The properties of coatings designed to protect aircraft from icing have been modeled.
The results of the research have been published in the journal "Scientific Bulletin of MGTU GA".
Icing refers to the process of ice formation on the surfaces of aircraft, leading to negative consequences. Ice accumulations increase the mass of the aircraft, disrupt the operation of sensors in flight navigation instruments, and alter the geometric shape of the wing, thereby worsening its aerodynamic characteristics. As a result, flights become more costly due to accelerated depreciation and increased fuel consumption, and most importantly, they become unsafe.
Icing occurs when the structural elements of the aircraft collide with droplets of supercooled water present in the atmosphere, meaning water that does not freeze at temperatures below 0 degrees. It is important to note that the crystallization of liquids depends not only on temperature but also on pressure, the presence of impurities, and a number of other factors. Therefore, in clouds, water can exist in a liquid state even at -39 degrees. The likelihood of icing on the aircraft is determined by meteorological conditions and significantly increases at atmospheric fronts—transitional zones between air masses that have different temperatures, pressures, and humidity.
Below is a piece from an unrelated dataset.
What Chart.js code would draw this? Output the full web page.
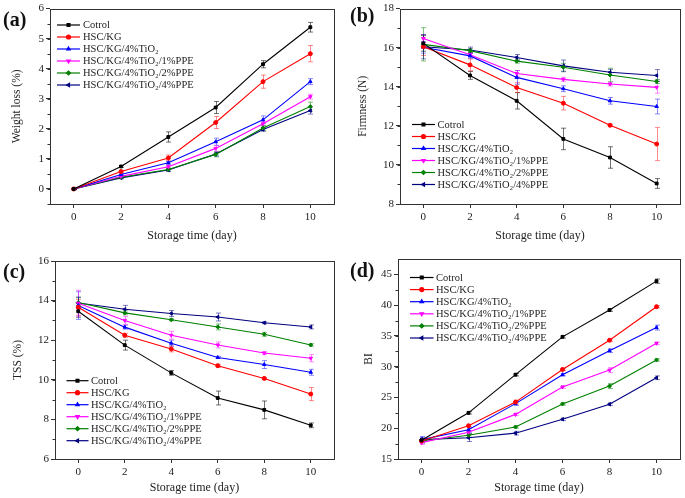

Hydrophobic coatings, which also reduce friction resistance, help prevent icing on aircraft. However, their use is associated with a number of problems. In particular, water can penetrate the pores of the coatings, significantly weakening their hydrophobic effect, and additionally contribute to the deposition of organic compounds and the development of microorganisms in these areas. Nevertheless, undesirable phenomena do not always occur, but only under certain conditions. The size and speed of the droplets, as well as the shape, material, and roughness of the aircraft's parts, play an important role in their occurrence. To expand the capabilities of controlling the interaction between liquids and solid bodies, scientists from MIPT and TsAGI have developed mathematical models that allow predicting the properties of hydrophobic coatings based on their composition and surface geometry.
“Using mathematical and computer modeling methods, we described the liquid flow patterns around a hydrophobic body containing air in its pores,” says Maxim Kudrov, director of the Institute of Aeromechanics and Aircraft Engineering at MIPT. “Using the models, we calculated the values of the coefficients of molecular speed change upon collision.”
“We derived original expressions for calculating the coefficients of liquid molecules rebounding from the surface of a solid body based on its physical properties and temperature,” adds Ivan Amelyushkin, a programmer at the Institute of Aeromechanics and Aircraft Engineering at MIPT.
During the research, the scientists tested the developed mathematical models. By studying literature sources, they gathered and processed a large dataset on the interaction of water with substrates made from various materials. Special attention was paid to the patterns of change in the contact angle of wetting θ, defined as the angle between the solid surface and the tangent line drawn to the surface of the liquid droplet. The larger the contact angle θ, the greater the water-repellent effect of the surface, so it was essential for the scientists to find ways to increase the angle θ.
They established that the contact angle θ of a flat surface significantly depends on the Debye temperature TD (K). This dependence can be approximately described by a logarithmic curve around the experimental points (Figure 1).
“We showed that the contact angle of wetting for a flat coating increases with the Debye temperature of that coating,” says Ivan Amelyushkin.
It should be emphasized that in a solid body heated to the Debye temperature TD, all the intrinsic vibrations of the particles, in this case, atoms, are excited. Consequently, the Debye temperature TD, along with the molar mass of the coating material M (kg/mol), determines the amplitudes α (Å) and frequencies of oscillations ω (s-1) of the atoms. These values, in turn, condition the momentum exchange and bond formation during the interaction of substrate atoms with water molecules. In other words, the amplitudes α and frequencies ω of the atomic vibrations determine the water-repellent properties of the coating.
Moreover, the contact angle θ of the substrate with water has a relationship that is close to linear (Figure 2) with the radius of the atoms forming it rA (Å) and the amplitude of their vibrations α. The characteristics of atomic vibrations depend on the crystal lattice of the material.
The mathematical models developed by the scientists will be used to address the problems of icing on aircraft and reducing friction. This will enable a proper and justified selection of hydrophobic coating materials, minimizing the risk of emergency situations and flight costs.